In James fashion, it takes a few minutes to get the sound sorted out, and they start off with Johnny Yen. It’s slightly surreal hearing someone else singing it with Jim, Larry and Dave up there on stage. Seeing James songs played by a four-piece hasn’t happened for over two decades too. But it works. Tom’s vocal range and strengths are different to Tim’s and the choice of the James songs in the set appears to have been made with this in mind, so it works really well, rather than being what could have been awful if not done with care and attention – the same would apply if you put Tim in fronting the Inspirals and got him to sing I Want You, it wouldn’t work or would sound forced.
Tom adds his own improvisations into the tracks, name-checking James Dean at the end of Johnny Yen, and later turning a line of Sit Down into political comment – “I could live the Tories, if I wasn’t so fucking poor” and it’s great to hear James as a three-piece musically with the core spine of bass, guitar and drums. Jim’s bass sometimes gets lost with the addition of extra guitar, violin, keys and trumpets and tonight it’s right up in the mix – and it reminds you just how great a bass player he is, keeping it relatively simple but nailing it completely.
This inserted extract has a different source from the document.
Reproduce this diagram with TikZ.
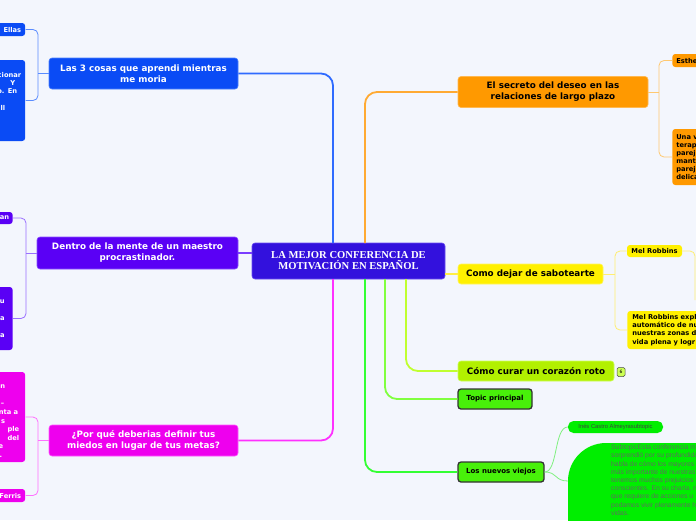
\documentclass[tikz,border=0pt]{standalone}
\usepackage{fontspec}
\newfontfamily\dvs{DejaVu Sans}
\newfontfamily\tms{Liberation Serif}
\newfontfamily\ari{Liberation Sans}
\newcommand\padr[2]{\mbox{#1\kern#2}}
\definecolor{bg}{HTML}{F3F6FD}
\definecolor{ccent}{HTML}{3311DD}
\definecolor{ccentB}{HTML}{6A4CF0}
\definecolor{cblue}{HTML}{0A4BF5}
\definecolor{cblueB}{HTML}{4A80FF}
\definecolor{lblue}{HTML}{2F6BFF}
\definecolor{tblue}{HTML}{5A8CFF}
\definecolor{cpur}{HTML}{5A00F5}
\definecolor{cpurB}{HTML}{8A50FF}
\definecolor{lpur}{HTML}{7A3DFF}
\definecolor{tpur}{HTML}{9A70FF}
\definecolor{cmag}{HTML}{EE00EE}
\definecolor{cmagB}{HTML}{FF55FF}
\definecolor{lmag}{HTML}{FF30FF}
\definecolor{tmag}{HTML}{FF70FF}
\definecolor{cora}{HTML}{FF9900}
\definecolor{coraB}{HTML}{FFB850}
\definecolor{lora}{HTML}{FFAA33}
\definecolor{tora}{HTML}{FFC870}
\definecolor{cyel}{HTML}{FFF000}
\definecolor{cyelB}{HTML}{FFF560}
\definecolor{lyel}{HTML}{FFEE44}
\definecolor{tyel}{HTML}{FFEE70}
\definecolor{clime}{HTML}{B2F000}
\definecolor{climeB}{HTML}{CCFF55}
\definecolor{llime}{HTML}{C0FF30}
\definecolor{ctop}{HTML}{48F00A}
\definecolor{ltop}{HTML}{80FF40}
\definecolor{lgrn}{HTML}{33FF33}
\definecolor{csub}{HTML}{00EE00}
\definecolor{tsub}{HTML}{80F080}
\definecolor{gtext}{HTML}{5E6E5E}
\begin{document}
\begin{tikzpicture}[x=1pt,y=-1pt,
  box/.style={rounded corners=3pt, inner sep=0pt, align=center, line width=0.6pt},
  ttl/.style={font=\dvs\bfseries\fontsize{8.8}{11}\selectfont},
  sml/.style={font=\dvs\bfseries\fontsize{6.7}{8.3}\selectfont},
  lchild/.style={box, sml, text=white, anchor=east, align=right, text width=70pt, inner xsep=4pt},
  rchild/.style={box, sml, text=black, anchor=west, align=left, text width=70pt, inner xsep=4pt},
  trunk/.style={line width=1.8pt, rounded corners=12pt},
  twig/.style={line width=0.8pt, rounded corners=5pt},
  darkbox/.style={box, draw=black!80, line width=1.3pt, fill=ctop, font=\dvs\bfseries\fontsize{7}{8}\selectfont, minimum height=20pt},
]
\useasboundingbox (0,0) rectangle (696,520);
\clip (0,0) rectangle (696,520);
\fill[bg] (0,0) rectangle (696,520);

% central
\node[box, fill=ccent, draw=ccentB, text=white, minimum width=193pt, minimum height=36pt,
  font=\tms\bfseries\fontsize{10.6}{11}\selectfont] (central) at (348.5,261)
  {LA MEJOR CONFERENCIA DE\\MOTIVACIÓN EN ESPAÑOL};

% left branches
\node[box, ttl, fill=cblue, draw=cblueB, text=white, minimum width=189pt, minimum height=31pt] (b1) at (143.5,73.5)
  {Las 3 cosas que aprendi mientras\\me moria};
\node[box, ttl, fill=cpur, draw=cpurB, text=white, minimum width=201pt, minimum height=32pt] (b2) at (137.5,253)
  {Dentro de la mente de un maestro\\procrastinador.};
\node[box, ttl, fill=cmag, draw=cmagB, text=white, minimum width=189pt, minimum height=31pt] (b3) at (143.5,440.5)
  {¿Por qué deberias definir tus\\miedos en lugar de tus metas?};

% right branches
\node[box, ttl, fill=cora, draw=coraB, text=black, minimum width=190pt, minimum height=31pt] (r1) at (553,92)
  {El secreto del deseo en las\\relaciones de largo plazo};
\node[box, ttl, fill=cyel, draw=cyelB, text=black, minimum width=145pt, minimum height=20pt] (r2) at (530.5,274)
  {Como dejar de sabotearte};
\node[box, ttl, fill=clime, draw=climeB, text=black, minimum width=156pt, minimum height=20pt] (r3) at (536,371)
  {Cómo curar un corazón roto};
\node[darkbox, minimum width=74pt] (r4) at (495,399) {Topic principal};
\node[darkbox, minimum width=86pt] (r5) at (501,472) {Los nuevos viejos};
\node[box, draw=black!70, line width=0.5pt, fill=climeB, rounded corners=1.5pt, minimum width=8pt, minimum height=9pt,
  font=\dvs\fontsize{4.5}{5}\selectfont] (badge) at (621,372) {6};

% left children
\node[lchild, fill=cblue, minimum height=13pt] (c11) at (25.5,29.5) {: Ellas};
\node[lchild, fill=cblue, minimum height=81pt] (c12) at (25.5,100.5)
  {\strut\\cionar\\\padr{Y}{6pt}\\\padr{o. En}{4pt}\\\strut\\\padr{ll}{16pt}\\\strut\\\strut\\\strut};
\node[lchild, fill=cpur, minimum height=12pt, inner xsep=3.5pt] (c21) at (13,218) {an};
\node[lchild, fill=cpur, minimum height=63pt, inner xsep=8pt, font=\dvs\bfseries\fontsize{6.7}{8.5}\selectfont] (c22) at (13,318.5)
  {\strut\\u\\\strut\\a\\\strut\\ra\\\strut};
\node[lchild, fill=cmag, minimum height=90pt, inner xsep=6pt, font=\dvs\bfseries\fontsize{6.7}{8.6}\selectfont] (c31) at (25.5,417)
  {\strut\\\padr{n}{14pt}\\\strut\\\padr{–}{15pt}\\\padr{nta a}{1pt}\\\padr{s}{14pt}\\ple\\del\\\padr{e}{16pt}\\\padr{.\strut}{17pt}};
\node[lchild, fill=cmag, minimum height=13pt] (c32) at (25.5,495.5) {Ferris};

% right children
\node[rchild, fill=cora, minimum height=13pt] (c41) at (672,60.5) {Esthe};
\node[rchild, fill=cora, minimum height=56pt, font=\dvs\bfseries\fontsize{6.7}{8}\selectfont] (c42) at (672,157)
  {Una v\\terap\\parej\\mant\\parej\\delica};
\node[box, sml, fill=cyel, text=black, minimum width=55pt, minimum height=12pt] (c51) at (654.5,251) {Mel Robbins};
\node[rchild, fill=cyel, minimum height=38pt, inner xsep=5pt] (c52) at (627,330)
  {Mel Robbins expl\\automático de nu\\nuestras zonas d\\vida plena y logr};

% subtopics of Los nuevos viejos
\node[fill=csub, rounded corners=5.5pt, minimum width=95pt, minimum height=12pt, inner sep=0pt,
  font=\ari\fontsize{5.8}{7}\selectfont, text=black!75] (s1) at (615.5,427) {Inés Castro Almeyrasubtopic};
\fill[csub, rounded corners=38pt] (568,443) rectangle (820,600);
\node[anchor=north west, inner sep=0pt, align=left, text=gtext, font=\ari\fontsize{6.8}{8.2}\selectfont] (s2) at (611,444.5)
  {SubtopicEsta conferencia me\\sorprendió por su profundidad\\habla de cómo los mayores\\más importante de nuestras\\tenemos muchos prejuicios\\conscientes. En su charla, n\\que requiere de acciones u\\podamos vivir plenamente h\\vidas.};
\coordinate (s2w) at (568,481);

% trunk connectors
\coordinate (jb) at (333,243);
\coordinate (jm) at (333,279);
\coordinate (jo) at (365,243);
\coordinate (jl) at (406,279);
\coordinate (jt) at (385,279);
\coordinate (jg) at (365,279);
\draw[trunk, lblue] (jb) |- (b1.east);
\draw[trunk, lmag] (jm) |- (b3.east);
\draw[trunk, lpur] (b2.east) -- (b2.east -| central.west);
\draw[trunk, lora] (jo) |- (r1.west);
\draw[trunk, lyel] (r2.west -| central.east) -- (r2.west);
\draw[trunk, llime] (jl) |- (r3.west);
\draw[trunk, ltop] (jt) |- (r4.west);
\draw[trunk, lgrn] (jg) |- (r5.west);

% twig connectors
\coordinate (j1) at (38,73.5);
\draw[twig, tblue] (c11.east) -| (j1) |- (c12.east);
\draw[twig, tblue] (j1) -- (b1.west);
\coordinate (j2) at (26,253);
\draw[twig, tpur] (c21.east) -| (j2) |- (c22.east);
\draw[twig, tpur] (j2) -- (b2.west);
\coordinate (j3) at (38,440.5);
\draw[twig, tmag] (c31.east) -| (j3) |- (c32.east);
\draw[twig, tmag] (j3) -- (b3.west);
\coordinate (j4) at (659,92);
\draw[twig, tora] (c41.west) -| (j4) |- (c42.west);
\draw[twig, tora] (j4) -- (r1.east);
\coordinate (j5) at (615,274);
\draw[twig, tyel] (c51.west) -| (j5) |- (c52.west);
\draw[twig, tyel] (j5) -- (r2.east);
\coordinate (jr) at (695,300);
\draw[twig, tyel] (c51.east) -| (jr);
\draw[line width=0.8pt, tsub] (r5.east) .. controls (558,472) and (554,427) .. (s1.west);
\draw[line width=0.8pt, tsub] (r5.east) .. controls (558,472) and (554,481) .. (s2w);
\end{tikzpicture}
\end{document}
It’s always a joy to hear Dave play songs from the era before he joined James as well, songs written for a four-piece with the drums higher in the mix because of Gavan and his style, which Dave puts his own spin on, but which shows why they were so insistent to get him in.
The Inspirals songs in the set work equally well. Shorn of Clint’s keyboards, Jim, Larry and Dave nail the songs brilliantly – particularly I Want You and She Comes In The Fall. You also realise how much a job Steve Holt will have stepping back into the Inspirals and Tom’s considerable shoes when they go back out on the road later this year.
The four of them clearly enjoyed putting this set together, and being friends as far back as the 1989 tour when the Inspirals supported James, the collaboration made perfect sense for the cause, but you actually feel by the end that they could take this out on the road during James downtime or if Tim did a follow-up to Love Life. There’s a lot of mutual respect there and putting together the set in a few days would take more than just musical ability, but a connection – Tom says, and you believe him, that it’s been one of the best weeks of his life. Heaven knows what they did in the rehearsal studio that we’ll never, sadly, get to hear.